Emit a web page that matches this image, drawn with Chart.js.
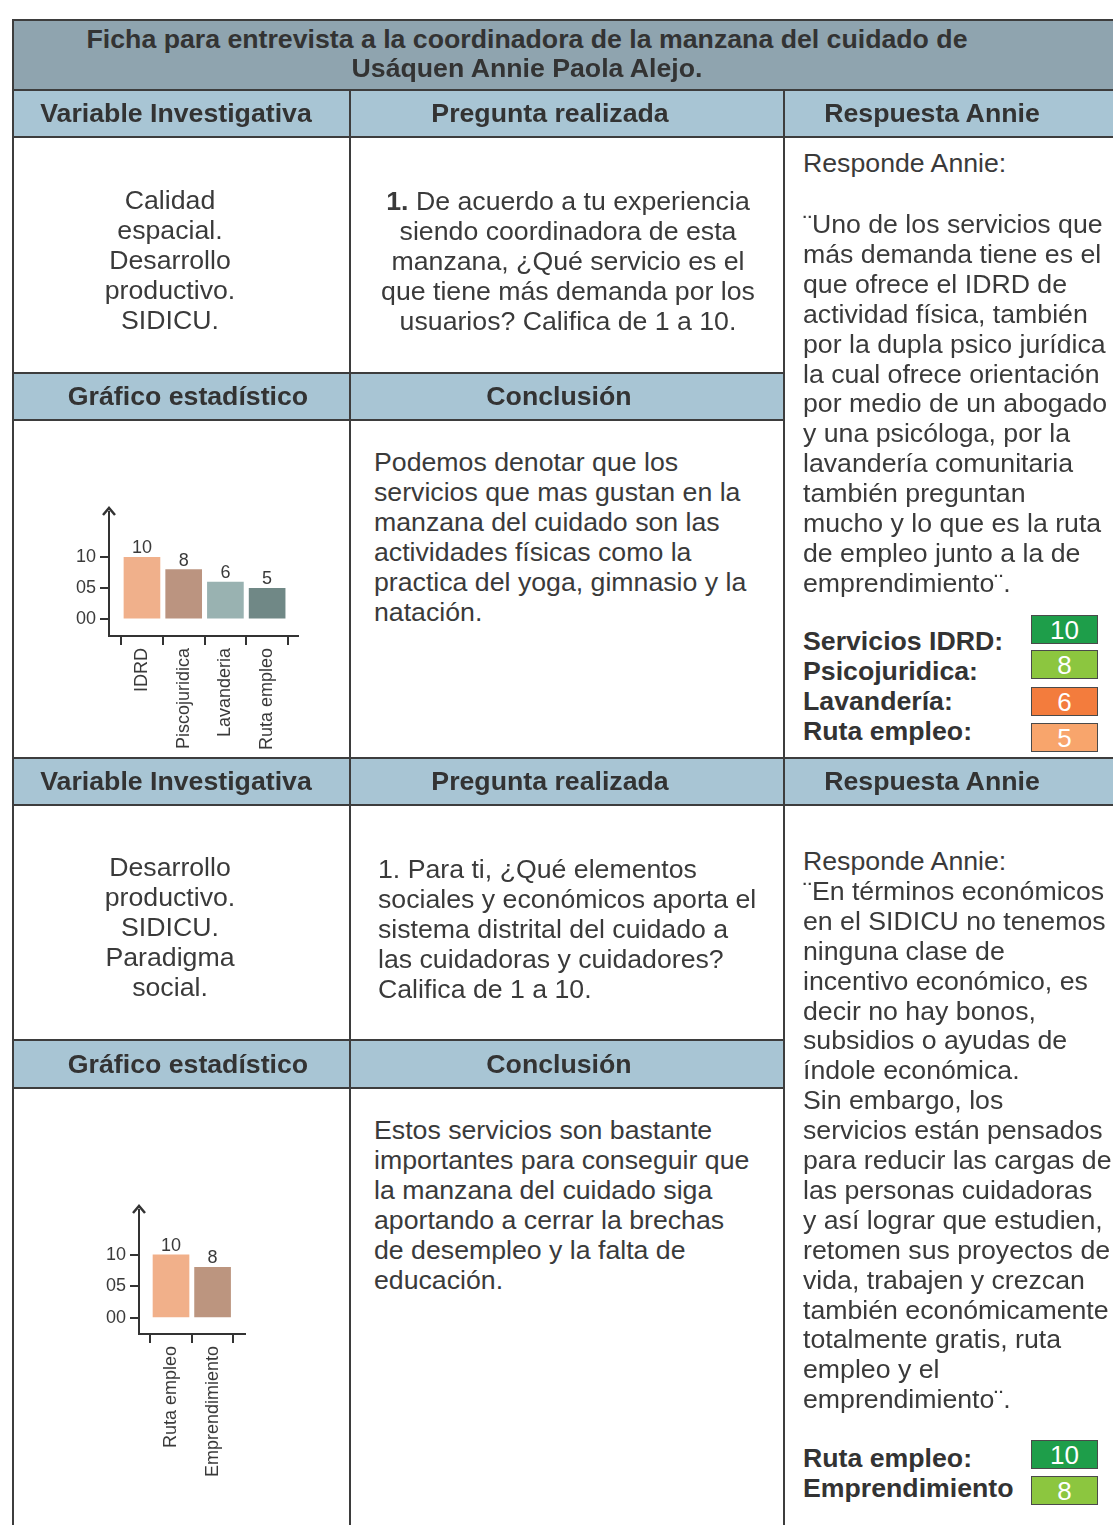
<!DOCTYPE html>
<html>
<head>
<meta charset="utf-8">
<script src="https://cdn.jsdelivr.net/npm/chart.js@4"></script>
<style>
  html, body { margin: 0; padding: 0; background: #fff; }
  #page { position: relative; width: 1113px; height: 1525px; overflow: hidden; background: #fff;
          font-family: 'Liberation Sans', Arial, sans-serif; color: #3a3a3a; }
  .fill { position: absolute; }
  .line { position: absolute; background: #3d3d3d; }
  .t { position: absolute; font-size: 26.7px; line-height: 30px; white-space: nowrap; }
  .b { font-weight: bold; color: #333; }
  .c { text-align: center; width: 1000px; }
  .box { position: absolute; width: 66px; border: 1px solid #4a4a4a; color: #fff; font-size: 26px;
         text-align: center; box-sizing: border-box; }
  canvas { position: absolute; }
</style>
</head>
<body>
<div id="page">
  <canvas id="chart1"></canvas>
  <canvas id="chart2"></canvas>
</div>
<script>
// data
const services1 = ['IDRD', 'Piscojuridica', 'Lavanderia', 'Ruta empleo'];
const ratings1 = [10, 8, 6, 5];
const barColors1 = ['#f0b08b', '#bb9480', '#99b2b1', '#708886'];

const services2 = ['Ruta empleo', 'Emprendimiento'];
const ratings2 = [10, 8];
const barColors2 = ['#f1b08a', '#bc957f'];

const yTickValues = [0, 5, 10];

const scoreLabels1 = ['Servicios IDRD:', 'Psicojuridica:', 'Lavandería:', 'Ruta empleo:'];
const scoreValues1 = [10, 8, 6, 5];
const scoreLabels2 = ['Ruta empleo:', 'Emprendimiento'];
const scoreValues2 = [10, 8];
const scoreColors = ['#1e9e4a', '#8cc63f', '#f37c3d', '#f8a56c'];

const page = document.getElementById('page');

function rect(x, y, w, h, color, cls) {
  const d = document.createElement('div');
  d.className = cls || 'fill';
  d.style.left = x + 'px'; d.style.top = y + 'px';
  d.style.width = w + 'px'; d.style.height = h + 'px';
  d.style.background = color;
  page.appendChild(d);
  return d;
}
// text line, y = visual middle of the line
function text(x, y, str, opts) {
  opts = opts || {};
  const d = document.createElement('div');
  d.className = 't' + (opts.bold ? ' b' : '') + (opts.center ? ' c' : '');
  d.style.left = (opts.center ? x - 500 : x) + 'px';
  d.style.top = (y - 15) + 'px';
  d.innerHTML = str;
  page.appendChild(d);
}
function lines(x, y0, arr, opts, step) {
  arr.forEach((s, i) => text(x, y0 + i * (step || 29.9), s, opts));
}

// cell fills
const dark = '#8fa4af', light = '#a8c5d4';
rect(12, 20, 1101, 70, dark);
rect(12, 90, 1101, 47, light);
rect(12, 373, 772, 47, light);
rect(12, 758, 1101, 47, light);
rect(12, 1040, 772, 48, light);

// borders
rect(12, 19, 1101, 2, '#3d3d3d', 'line');
rect(12, 19, 2, 1506, '#3d3d3d', 'line');
[89, 136, 757, 804].forEach(y => rect(12, y, 1101, 2, '#3d3d3d', 'line'));
[372, 419, 1039, 1087].forEach(y => rect(12, y, 772, 2, '#3d3d3d', 'line'));
rect(349, 89, 2, 1436, '#3d3d3d', 'line');
rect(783, 89, 2, 1436, '#3d3d3d', 'line');

// title
text(527, 39, 'Ficha para entrevista a la coordinadora de la manzana del cuidado de', { bold: true, center: true });
text(527, 68, 'Usáquen Annie Paola Alejo.', { bold: true, center: true });

// headers
[113, 781].forEach(y => {
  text(176, y, 'Variable Investigativa', { bold: true, center: true });
  text(550, y, 'Pregunta realizada', { bold: true, center: true });
  text(932, y, 'Respuesta Annie', { bold: true, center: true });
});
[396, 1064].forEach(y => {
  text(188, y, 'Gráfico estadístico', { bold: true, center: true });
  text(559, y, 'Conclusión', { bold: true, center: true });
});

// row 1
lines(170, 200, ['Calidad', 'espacial.', 'Desarrollo', 'productivo.', 'SIDICU.'], { center: true });
lines(568, 201, ['<b>1.</b> De acuerdo a tu experiencia', 'siendo coordinadora de esta',
  'manzana, ¿Qué servicio es el', 'que tiene más demanda por los', 'usuarios? Califica de 1 a 10.'], { center: true });
lines(374, 462, ['Podemos denotar que los', 'servicios que mas gustan en la', 'manzana del cuidado son las',
  'actividades físicas como la', 'practica del yoga, gimnasio y la', 'natación.']);
text(803, 163, 'Responde Annie:');
lines(803, 224, ['¨Uno de los servicios que', 'más demanda tiene es el', 'que ofrece el IDRD de',
  'actividad física, también', 'por la dupla psico jurídica', 'la cual ofrece orientación',
  'por medio de un abogado', 'y una psicóloga, por la', 'lavandería comunitaria',
  'también preguntan', 'mucho y lo que es la ruta', 'de empleo junto a la de', 'emprendimiento¨.']);
lines(803, 641, scoreLabels1, { bold: true });
const boxTops1 = [615, 650, 687, 723];
scoreValues1.forEach((v, i) => {
  const d = rect(1031, boxTops1[i], 67, 29, scoreColors[i], 'box');
  d.style.lineHeight = '28px';
  d.textContent = v;
});

// row 2
lines(170, 867, ['Desarrollo', 'productivo.', 'SIDICU.', 'Paradigma', 'social.'], { center: true });
lines(378, 869, ['1. Para ti, ¿Qué elementos', 'sociales y económicos aporta el', 'sistema distrital del cuidado a',
  'las cuidadoras y cuidadores?', 'Califica de 1 a 10.']);
lines(374, 1130, ['Estos servicios son bastante', 'importantes para conseguir que', 'la manzana del cuidado siga',
  'aportando a cerrar la brechas', 'de desempleo y la falta de', 'educación.']);
lines(803, 861, ['Responde Annie:', '¨En términos económicos', 'en el SIDICU no tenemos', 'ninguna clase de',
  'incentivo económico, es', 'decir no hay bonos,', 'subsidios o ayudas de', 'índole económica.',
  'Sin embargo, los', 'servicios están pensados', 'para reducir las cargas de', 'las personas cuidadoras',
  'y así lograr que estudien,', 'retomen sus proyectos de', 'vida, trabajen y crezcan',
  'también económicamente', 'totalmente gratis, ruta', 'empleo y el', 'emprendimiento¨.']);
lines(803, 1458, scoreLabels2, { bold: true });
const boxTops2 = [1440, 1476];
scoreValues2.forEach((v, i) => {
  const d = rect(1031, boxTops2[i], 67, 29, scoreColors[i], 'box');
  d.style.lineHeight = '28px';
  d.textContent = v;
});

// charts
const axisArrowAndLabels = {
  id: 'axisArrowAndLabels',
  afterDraw(chart) {
    const ctx = chart.ctx, a = chart.chartArea;
    ctx.save();
    ctx.strokeStyle = '#333'; ctx.lineWidth = 2.5;
    ctx.beginPath();
    ctx.moveTo(a.left - 6, a.top + 3);
    ctx.lineTo(a.left, a.top - 4);
    ctx.lineTo(a.left + 6, a.top + 3);
    ctx.stroke();
    ctx.fillStyle = '#3a3a3a';
    ctx.font = '18px "Liberation Sans", Arial, sans-serif';
    ctx.textAlign = 'center'; ctx.textBaseline = 'bottom';
    const meta = chart.getDatasetMeta(0);
    meta.data.forEach((bar, i) => {
      ctx.fillText(chart.data.datasets[0].data[i].y, bar.x, bar.y);
    });
    ctx.restore();
  }
};

function makeChart(id, pos, labels, values, colors, xr, yr, xAxisH) {
  const cv = document.getElementById(id);
  cv.width = pos.w; cv.height = pos.h;
  cv.style.left = pos.x + 'px'; cv.style.top = pos.y + 'px';
  cv.style.width = pos.w + 'px'; cv.style.height = pos.h + 'px';
  new Chart(cv, {
    type: 'bar',
    data: {
      datasets: [{
        data: values.map((v, i) => ({ x: i, y: v })),
        backgroundColor: colors,
        barThickness: 36,
        borderWidth: 0
      }]
    },
    options: {
      responsive: false,
      animation: false,
      devicePixelRatio: 1,
      layout: { padding: { top: pos.padTop, right: 12, left: 0, bottom: 0 } },
      plugins: { legend: { display: false }, tooltip: { enabled: false } },
      scales: {
        x: {
          type: 'linear', min: xr[0], max: xr[1], offset: false,
          afterBuildTicks: s => { s.ticks = labels.map((_, i) => ({ value: i })); },
          afterFit: s => { s.height = xAxisH; },
          ticks: {
            autoSkip: false, minRotation: 90, maxRotation: 90, padding: 3,
            color: '#3a3a3a', font: { family: 'Liberation Sans', size: 18 },
            callback: v => labels[v]
          },
          grid: { drawOnChartArea: false, drawTicks: true, tickLength: 9, color: '#333', lineWidth: 2 },
          border: { display: true, color: '#333', width: 2, dash: [5, 3] }
        },
        y: {
          min: yr[0], max: yr[1],
          afterBuildTicks: s => { s.ticks = yTickValues.map(v => ({ value: v })); },
          afterFit: s => { s.width = 54; },
          ticks: {
            padding: 4, color: '#3a3a3a', font: { family: 'Liberation Sans', size: 18 },
            callback: v => String(v).padStart(2, '0')
          },
          grid: { drawOnChartArea: false, drawTicks: true, tickLength: 9, color: '#333', lineWidth: 2 },
          border: { display: true, color: '#333', width: 2, dash: [5, 3] }
        }
      }
    },
    plugins: [axisArrowAndLabels]
  });
}

makeChart('chart1', { x: 55, y: 490, w: 255, h: 270, padTop: 22 },
  services1, ratings1, barColors1, [-0.79, 3.74], [-2.7, 17.3], 124);
makeChart('chart2', { x: 85, y: 1188, w: 172, h: 337, padTop: 22 },
  services2, ratings2, barColors2, [-0.77, 1.78], [-2.55, 17.1], 191);
</script>
</body>
</html>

● **GOAL**: Leave out the pictures and restate, word for word, the lines from the top of the data through the line containing "const yTickValues = [0, 5, 10];", both included.

● **TASK OUTPUT**:
Emit a web page that matches this image, drawn with Chart.js.
<!DOCTYPE html>
<html>
<head>
<meta charset="utf-8">
<script src="https://cdn.jsdelivr.net/npm/chart.js@4"></script>
<style>
  html, body { margin: 0; padding: 0; background: #fff; }
  #page { position: relative; width: 1113px; height: 1525px; overflow: hidden; background: #fff;
          font-family: 'Liberation Sans', Arial, sans-serif; color: #3a3a3a; }
  .fill { position: absolute; }
  .line { position: absolute; background: #3d3d3d; }
  .t { position: absolute; font-size: 26.7px; line-height: 30px; white-space: nowrap; }
  .b { font-weight: bold; color: #333; }
  .c { text-align: center; width: 1000px; }
  .box { position: absolute; width: 66px; border: 1px solid #4a4a4a; color: #fff; font-size: 26px;
         text-align: center; box-sizing: border-box; }
  canvas { position: absolute; }
</style>
</head>
<body>
<div id="page">
  <canvas id="chart1"></canvas>
  <canvas id="chart2"></canvas>
</div>
<script>
// data
const services1 = ['IDRD', 'Piscojuridica', 'Lavanderia', 'Ruta empleo'];
const ratings1 = [10, 8, 6, 5];
const barColors1 = ['#f0b08b', '#bb9480', '#99b2b1', '#708886'];

const services2 = ['Ruta empleo', 'Emprendimiento'];
const ratings2 = [10, 8];
const barColors2 = ['#f1b08a', '#bc957f'];

const yTickValues = [0, 5, 10];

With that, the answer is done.